--- Start of Data section ---

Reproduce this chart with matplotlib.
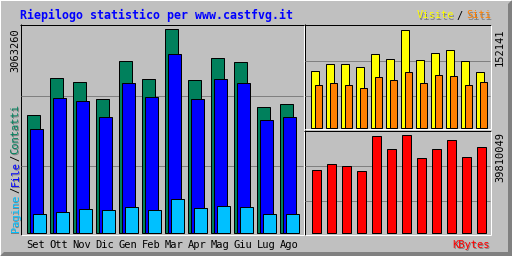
import matplotlib
matplotlib.use("Agg")
import matplotlib.pyplot as plt
from matplotlib.patches import Polygon

# ---------------- data ----------------
months = ["Set", "Ott", "Nov", "Dic", "Gen", "Feb", "Mar", "Apr", "Mag", "Giu", "Lug", "Ago"]
hits = [1765600, 2338900, 2278500, 2022000, 2580400, 2323800, 3063260, 2293700, 2640700, 2578000, 1901300, 1946600]
files = [1554300, 2022100, 1976800, 1735400, 2248500, 2037200, 2686100, 2007000, 2308800, 2248500, 1690100, 1735400]
pages = [286700, 301800, 347100, 332000, 377300, 332000, 498000, 362200, 407400, 392300, 286700, 286700]
visits = [87160, 97990, 97990, 93350, 113460, 105730, 152141, 104180, 115010, 119650, 102630, 85610]
sites = [65500, 68590, 65500, 60850, 77870, 73230, 85610, 68590, 80960, 79420, 65500, 70140]
kbytes = [25592000, 28029000, 26811000, 24780000, 38998000, 33717000, 39810049, 30061000, 33717000, 37373000, 30467000, 34935000]

title = "Riepilogo statistico per www.castfvg.it"

GREY = "#C0C0C0"
DKGREY = "#808080"
C_HITS = "#00805C"
C_FILES = "#0000FF"
C_PAGES = "#00C0FF"
C_VISITS = "#FFFF00"
C_SITES = "#FF8000"
C_KB = "#FF0000"

W, H = 512, 256
DPI = 100
LW = 72.0 / DPI  # one pixel

fig = plt.figure(figsize=(W / DPI, H / DPI), dpi=DPI, facecolor=GREY)
bg = fig.add_axes([0, 0, 1, 1], zorder=0)
bg.set_xlim(0, W)
bg.set_ylim(H, 0)
bg.axis("off")
bg.set_facecolor(GREY)

MONO = "DejaVu Sans Mono"


def hline(row, c0, c1, color):
    bg.plot([c0, c1 + 1], [row + 0.5, row + 0.5], color=color, lw=LW, solid_capstyle="butt")


def vline(col, r0, r1, color):
    bg.plot([col + 0.5, col + 0.5], [r0, r1 + 1], color=color, lw=LW, solid_capstyle="butt")


# outer bevel
N = 4
bg.add_patch(Polygon([[W, 0], [W, H], [0, H], [N, H - N], [W - N, H - N], [W - N, N]],
                     closed=True, facecolor=DKGREY, edgecolor="none"))
bg.add_patch(Polygon([[0, 0], [W, 0], [W - 1, 1], [1, 1], [1, H - 1], [0, H]],
                     closed=True, facecolor="white", edgecolor="none"))

# panel frames
# left
hline(24, 20, 303, "black"); vline(20, 24, 234, "black")
hline(234, 21, 303, "white"); vline(303, 25, 234, "white")
# right top
hline(24, 304, 490, "black"); vline(304, 24, 128, "black")
hline(128, 305, 490, "white"); vline(490, 25, 128, "white")
# right bottom
hline(130, 304, 490, "black"); vline(304, 130, 234, "black")
hline(234, 305, 490, "white"); vline(490, 131, 234, "white")

# grid lines
for r in (95, 165):
    hline(r, 21, 302, DKGREY)
for r in (60, 95):
    hline(r, 305, 489, DKGREY)
for r in (165, 200):
    hline(r, 305, 489, DKGREY)


def panel(px0, px1, py0, py1, xref, step, base, hmax, vmax):
    ax = fig.add_axes([px0 / W, 1 - py1 / H, (px1 - px0) / W, (py1 - py0) / H], zorder=2)
    ax.set_xlim((px0 - xref) / step, (px1 - xref) / step)
    ax.set_ylim((base - py1) * vmax / hmax, (base - py0) * vmax / hmax)
    ax.axis("off")
    ax.patch.set_alpha(0)
    return ax


idx = list(range(len(months)))

# left panel: hits / files / pages
axL = panel(20, 304, 24, 234, 36, 23, 232.5, 203, max(hits))
for vals, off, col in ((hits, -3, C_HITS), (files, 0, C_FILES), (pages, 3, C_PAGES)):
    axL.bar([i + off / 23 for i in idx], vals, width=13 / 23, color=col,
            edgecolor="black", linewidth=LW)

# right top: visits / sites
axT = panel(304, 491, 24, 129, 316, 15, 127.5, 98, max(visits))
axT.bar([i - 1.5 / 15 for i in idx], visits, width=8 / 15, color=C_VISITS, edgecolor="black", linewidth=LW)
axT.bar([i + 2 / 15 for i in idx], sites, width=7 / 15, color=C_SITES, edgecolor="black", linewidth=LW)

# right bottom: kbytes
axB = panel(304, 491, 129, 235, 316, 15, 232.5, 98, max(kbytes))
axB.bar(idx, kbytes, width=9 / 15, color=C_KB, edgecolor="black", linewidth=LW)

# ---------------- text ----------------
FS = 7.5


def stext(x, y, s, color, shadow=True, **kw):
    if shadow:
        bg.text(x + 1, y + 1, s, color=DKGREY, family=MONO, fontsize=FS, **kw)
    bg.text(x, y, s, color=color, family=MONO, fontsize=FS, **kw)


bg.text(20, 15.5, title, color=C_FILES, family=MONO, fontsize=8.4, fontweight="bold",
        ha="left", va="center")

# right legend
stext(417, 15.5, "Visite", C_VISITS, ha="left", va="center")
stext(456, 15.5, "/", "black", shadow=False, ha="left", va="center")
stext(466, 15.5, "Siti", C_SITES, ha="left", va="center")

# month labels
for i, m in enumerate(months):
    bg.text(36 + 23 * i, 245, m, color="black", family=MONO, fontsize=FS, ha="center", va="center")
stext(490, 245, "KBytes", C_KB, ha="right", va="center")

# max labels (rotated)
bg.text(15.5, 28, str(max(hits)), color="black", family=MONO, fontsize=FS, rotation=90, ha="center", va="top")
bg.text(500, 28, str(max(visits)), color="black", family=MONO, fontsize=FS, rotation=90, ha="center", va="top")
bg.text(500, 132, str(max(kbytes)), color="black", family=MONO, fontsize=FS, rotation=90, ha="center", va="top")

# left legend (rotated, bottom-up)
stext(15.5, 232, "Pagine", C_PAGES, rotation=90, ha="center", va="bottom")
stext(15.5, 193, "/", "black", shadow=False, rotation=90, ha="center", va="bottom")
stext(15.5, 186, "File", C_FILES, rotation=90, ha="center", va="bottom")
stext(15.5, 161, "/", "black", shadow=False, rotation=90, ha="center", va="bottom")
stext(15.5, 154, "Contatti", C_HITS, rotation=90, ha="center", va="bottom")

fig.savefig("out.png", dpi=DPI, facecolor=GREY)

--- End of Data section ---

> [Stated problem] Restate the entire listing word for word, excluding pictures.

> [Output of the exercise]
Reproduce this chart with matplotlib.
import matplotlib
matplotlib.use("Agg")
import matplotlib.pyplot as plt
from matplotlib.patches import Polygon

# ---------------- data ----------------
months = ["Set", "Ott", "Nov", "Dic", "Gen", "Feb", "Mar", "Apr", "Mag", "Giu", "Lug", "Ago"]
hits = [1765600, 2338900, 2278500, 2022000, 2580400, 2323800, 3063260, 2293700, 2640700, 2578000, 1901300, 1946600]
files = [1554300, 2022100, 1976800, 1735400, 2248500, 2037200, 2686100, 2007000, 2308800, 2248500, 1690100, 1735400]
pages = [286700, 301800, 347100, 332000, 377300, 332000, 498000, 362200, 407400, 392300, 286700, 286700]
visits = [87160, 97990, 97990, 93350, 113460, 105730, 152141, 104180, 115010, 119650, 102630, 85610]
sites = [65500, 68590, 65500, 60850, 77870, 73230, 85610, 68590, 80960, 79420, 65500, 70140]
kbytes = [25592000, 28029000, 26811000, 24780000, 38998000, 33717000, 39810049, 30061000, 33717000, 37373000, 30467000, 34935000]

title = "Riepilogo statistico per www.castfvg.it"

GREY = "#C0C0C0"
DKGREY = "#808080"
C_HITS = "#00805C"
C_FILES = "#0000FF"
C_PAGES = "#00C0FF"
C_VISITS = "#FFFF00"
C_SITES = "#FF8000"
C_KB = "#FF0000"

W, H = 512, 256
DPI = 100
LW = 72.0 / DPI  # one pixel

fig = plt.figure(figsize=(W / DPI, H / DPI), dpi=DPI, facecolor=GREY)
bg = fig.add_axes([0, 0, 1, 1], zorder=0)
bg.set_xlim(0, W)
bg.set_ylim(H, 0)
bg.axis("off")
bg.set_facecolor(GREY)

MONO = "DejaVu Sans Mono"


def hline(row, c0, c1, color):
    bg.plot([c0, c1 + 1], [row + 0.5, row + 0.5], color=color, lw=LW, solid_capstyle="butt")


def vline(col, r0, r1, color):
    bg.plot([col + 0.5, col + 0.5], [r0, r1 + 1], color=color, lw=LW, solid_capstyle="butt")


# outer bevel
N = 4
bg.add_patch(Polygon([[W, 0], [W, H], [0, H], [N, H - N], [W - N, H - N], [W - N, N]],
                     closed=True, facecolor=DKGREY, edgecolor="none"))
bg.add_patch(Polygon([[0, 0], [W, 0], [W - 1, 1], [1, 1], [1, H - 1], [0, H]],
                     closed=True, facecolor="white", edgecolor="none"))

# panel frames
# left
hline(24, 20, 303, "black"); vline(20, 24, 234, "black")
hline(234, 21, 303, "white"); vline(303, 25, 234, "white")
# right top
hline(24, 304, 490, "black"); vline(304, 24, 128, "black")
hline(128, 305, 490, "white"); vline(490, 25, 128, "white")
# right bottom
hline(130, 304, 490, "black"); vline(304, 130, 234, "black")
hline(234, 305, 490, "white"); vline(490, 131, 234, "white")

# grid lines
for r in (95, 165):
    hline(r, 21, 302, DKGREY)
for r in (60, 95):
    hline(r, 305, 489, DKGREY)
for r in (165, 200):
    hline(r, 305, 489, DKGREY)


def panel(px0, px1, py0, py1, xref, step, base, hmax, vmax):
    ax = fig.add_axes([px0 / W, 1 - py1 / H, (px1 - px0) / W, (py1 - py0) / H], zorder=2)
    ax.set_xlim((px0 - xref) / step, (px1 - xref) / step)
    ax.set_ylim((base - py1) * vmax / hmax, (base - py0) * vmax / hmax)
    ax.axis("off")
    ax.patch.set_alpha(0)
    return ax


idx = list(range(len(months)))

# left panel: hits / files / pages
axL = panel(20, 304, 24, 234, 36, 23, 232.5, 203, max(hits))
for vals, off, col in ((hits, -3, C_HITS), (files, 0, C_FILES), (pages, 3, C_PAGES)):
    axL.bar([i + off / 23 for i in idx], vals, width=13 / 23, color=col,
            edgecolor="black", linewidth=LW)

# right top: visits / sites
axT = panel(304, 491, 24, 129, 316, 15, 127.5, 98, max(visits))
axT.bar([i - 1.5 / 15 for i in idx], visits, width=8 / 15, color=C_VISITS, edgecolor="black", linewidth=LW)
axT.bar([i + 2 / 15 for i in idx], sites, width=7 / 15, color=C_SITES, edgecolor="black", linewidth=LW)

# right bottom: kbytes
axB = panel(304, 491, 129, 235, 316, 15, 232.5, 98, max(kbytes))
axB.bar(idx, kbytes, width=9 / 15, color=C_KB, edgecolor="black", linewidth=LW)

# ---------------- text ----------------
FS = 7.5


def stext(x, y, s, color, shadow=True, **kw):
    if shadow:
        bg.text(x + 1, y + 1, s, color=DKGREY, family=MONO, fontsize=FS, **kw)
    bg.text(x, y, s, color=color, family=MONO, fontsize=FS, **kw)


bg.text(20, 15.5, title, color=C_FILES, family=MONO, fontsize=8.4, fontweight="bold",
        ha="left", va="center")

# right legend
stext(417, 15.5, "Visite", C_VISITS, ha="left", va="center")
stext(456, 15.5, "/", "black", shadow=False, ha="left", va="center")
stext(466, 15.5, "Siti", C_SITES, ha="left", va="center")

# month labels
for i, m in enumerate(months):
    bg.text(36 + 23 * i, 245, m, color="black", family=MONO, fontsize=FS, ha="center", va="center")
stext(490, 245, "KBytes", C_KB, ha="right", va="center")

# max labels (rotated)
bg.text(15.5, 28, str(max(hits)), color="black", family=MONO, fontsize=FS, rotation=90, ha="center", va="top")
bg.text(500, 28, str(max(visits)), color="black", family=MONO, fontsize=FS, rotation=90, ha="center", va="top")
bg.text(500, 132, str(max(kbytes)), color="black", family=MONO, fontsize=FS, rotation=90, ha="center", va="top")

# left legend (rotated, bottom-up)
stext(15.5, 232, "Pagine", C_PAGES, rotation=90, ha="center", va="bottom")
stext(15.5, 193, "/", "black", shadow=False, rotation=90, ha="center", va="bottom")
stext(15.5, 186, "File", C_FILES, rotation=90, ha="center", va="bottom")
stext(15.5, 161, "/", "black", shadow=False, rotation=90, ha="center", va="bottom")
stext(15.5, 154, "Contatti", C_HITS, rotation=90, ha="center", va="bottom")

fig.savefig("out.png", dpi=DPI, facecolor=GREY)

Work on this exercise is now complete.